### EXERCISE AIM
Extract each line containing the string "React".

### DATA FOR THE TASK
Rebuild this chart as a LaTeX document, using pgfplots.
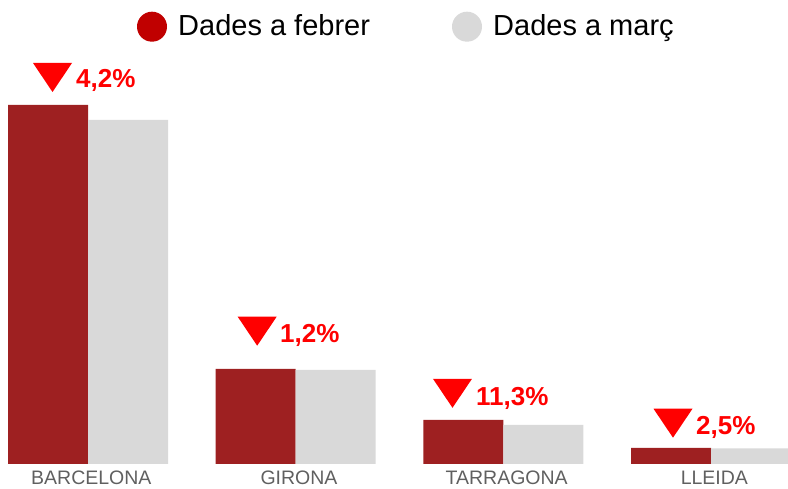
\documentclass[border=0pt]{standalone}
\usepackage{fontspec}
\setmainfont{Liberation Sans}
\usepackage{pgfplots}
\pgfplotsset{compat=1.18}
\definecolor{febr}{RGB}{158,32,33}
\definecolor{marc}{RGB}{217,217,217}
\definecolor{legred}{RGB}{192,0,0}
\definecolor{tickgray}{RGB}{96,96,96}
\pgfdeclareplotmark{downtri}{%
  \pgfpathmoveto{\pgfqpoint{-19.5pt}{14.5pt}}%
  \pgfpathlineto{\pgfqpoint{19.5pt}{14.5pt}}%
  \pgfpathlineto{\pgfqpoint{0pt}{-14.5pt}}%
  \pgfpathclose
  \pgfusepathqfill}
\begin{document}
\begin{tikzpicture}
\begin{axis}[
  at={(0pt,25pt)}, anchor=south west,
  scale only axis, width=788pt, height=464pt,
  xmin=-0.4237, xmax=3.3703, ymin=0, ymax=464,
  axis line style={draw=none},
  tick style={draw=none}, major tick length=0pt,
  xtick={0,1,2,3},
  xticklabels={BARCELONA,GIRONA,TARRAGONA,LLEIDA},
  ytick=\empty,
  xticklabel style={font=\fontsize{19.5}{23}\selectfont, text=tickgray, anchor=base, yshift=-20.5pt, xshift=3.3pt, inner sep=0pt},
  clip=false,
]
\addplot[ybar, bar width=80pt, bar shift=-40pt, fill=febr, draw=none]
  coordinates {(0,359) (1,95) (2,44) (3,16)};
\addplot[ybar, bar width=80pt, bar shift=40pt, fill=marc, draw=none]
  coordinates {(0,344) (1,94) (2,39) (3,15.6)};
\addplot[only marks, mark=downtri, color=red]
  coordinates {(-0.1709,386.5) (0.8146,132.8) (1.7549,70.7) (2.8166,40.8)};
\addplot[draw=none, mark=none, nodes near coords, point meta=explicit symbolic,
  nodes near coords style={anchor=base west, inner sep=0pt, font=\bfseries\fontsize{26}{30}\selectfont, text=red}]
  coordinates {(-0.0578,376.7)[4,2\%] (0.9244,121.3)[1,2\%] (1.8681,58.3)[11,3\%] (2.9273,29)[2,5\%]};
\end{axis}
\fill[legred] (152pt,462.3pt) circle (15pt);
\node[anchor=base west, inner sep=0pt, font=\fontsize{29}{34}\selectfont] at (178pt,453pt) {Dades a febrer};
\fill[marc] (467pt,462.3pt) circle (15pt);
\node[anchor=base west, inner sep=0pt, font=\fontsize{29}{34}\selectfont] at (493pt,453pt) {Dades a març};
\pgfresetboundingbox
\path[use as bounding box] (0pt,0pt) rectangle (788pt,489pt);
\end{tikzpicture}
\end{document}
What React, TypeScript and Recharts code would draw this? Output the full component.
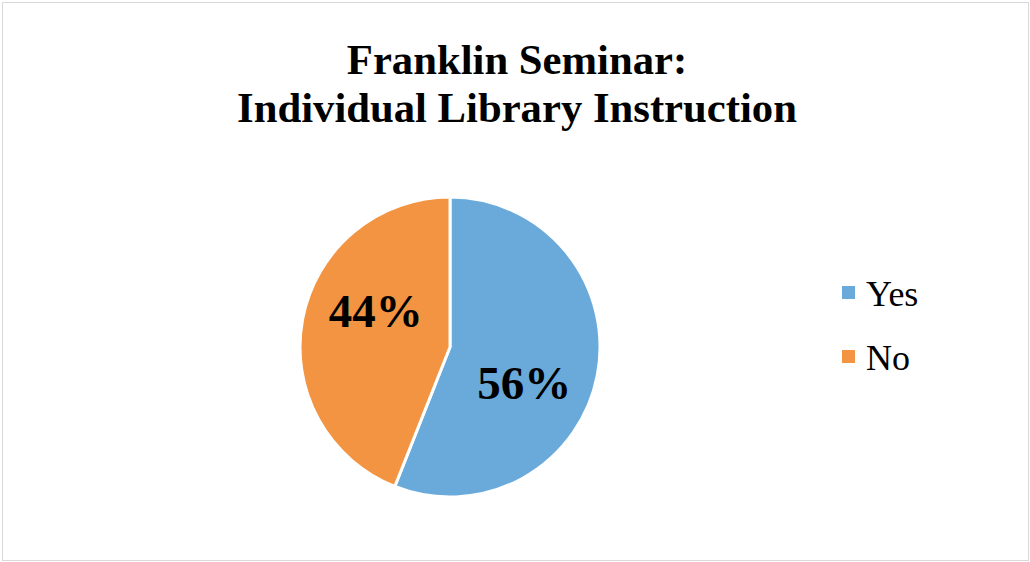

* * *

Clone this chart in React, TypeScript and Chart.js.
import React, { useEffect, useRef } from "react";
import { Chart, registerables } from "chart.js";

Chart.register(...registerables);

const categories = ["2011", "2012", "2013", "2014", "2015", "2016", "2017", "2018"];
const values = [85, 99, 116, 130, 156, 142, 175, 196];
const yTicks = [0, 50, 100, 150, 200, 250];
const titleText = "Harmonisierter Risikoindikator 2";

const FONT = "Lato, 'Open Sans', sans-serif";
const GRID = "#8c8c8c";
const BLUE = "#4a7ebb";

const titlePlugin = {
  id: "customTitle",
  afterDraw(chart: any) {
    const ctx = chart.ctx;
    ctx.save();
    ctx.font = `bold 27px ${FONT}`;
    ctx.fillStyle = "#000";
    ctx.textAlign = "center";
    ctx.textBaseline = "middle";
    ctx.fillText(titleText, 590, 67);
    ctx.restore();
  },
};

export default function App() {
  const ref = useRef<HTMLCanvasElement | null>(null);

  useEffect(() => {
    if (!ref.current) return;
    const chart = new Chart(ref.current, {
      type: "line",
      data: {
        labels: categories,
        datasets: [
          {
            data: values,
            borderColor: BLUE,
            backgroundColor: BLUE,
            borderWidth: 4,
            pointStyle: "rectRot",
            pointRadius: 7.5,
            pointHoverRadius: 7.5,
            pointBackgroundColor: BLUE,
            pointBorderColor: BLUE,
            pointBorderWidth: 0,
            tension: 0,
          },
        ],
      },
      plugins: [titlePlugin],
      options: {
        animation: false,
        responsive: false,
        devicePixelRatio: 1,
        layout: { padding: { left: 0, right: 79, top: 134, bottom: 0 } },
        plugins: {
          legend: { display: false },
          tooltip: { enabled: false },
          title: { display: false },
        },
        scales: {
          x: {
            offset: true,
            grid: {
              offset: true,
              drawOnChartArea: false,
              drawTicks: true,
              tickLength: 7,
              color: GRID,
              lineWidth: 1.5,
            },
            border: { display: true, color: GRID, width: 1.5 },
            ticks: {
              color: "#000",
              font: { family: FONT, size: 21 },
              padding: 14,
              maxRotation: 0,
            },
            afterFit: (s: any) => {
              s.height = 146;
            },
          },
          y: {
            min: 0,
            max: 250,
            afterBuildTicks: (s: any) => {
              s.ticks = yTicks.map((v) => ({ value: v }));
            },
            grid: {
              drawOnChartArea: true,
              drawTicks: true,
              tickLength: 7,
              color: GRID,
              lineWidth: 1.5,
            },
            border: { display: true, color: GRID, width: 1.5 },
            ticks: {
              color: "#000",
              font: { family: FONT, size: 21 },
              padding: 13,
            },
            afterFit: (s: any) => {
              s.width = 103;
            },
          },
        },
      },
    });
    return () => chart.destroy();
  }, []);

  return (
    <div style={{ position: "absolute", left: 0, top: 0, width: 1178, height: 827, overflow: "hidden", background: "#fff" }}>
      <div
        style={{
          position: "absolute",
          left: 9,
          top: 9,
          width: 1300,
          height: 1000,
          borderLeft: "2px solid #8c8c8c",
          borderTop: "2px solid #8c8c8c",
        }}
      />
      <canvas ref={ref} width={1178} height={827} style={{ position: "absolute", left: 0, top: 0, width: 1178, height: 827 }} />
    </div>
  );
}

### SOLUTION
What React, TypeScript and Recharts code would draw this? Output the full component.
Clone this chart in React, TypeScript and Chart.js.
import React, { useEffect, useRef } from "react";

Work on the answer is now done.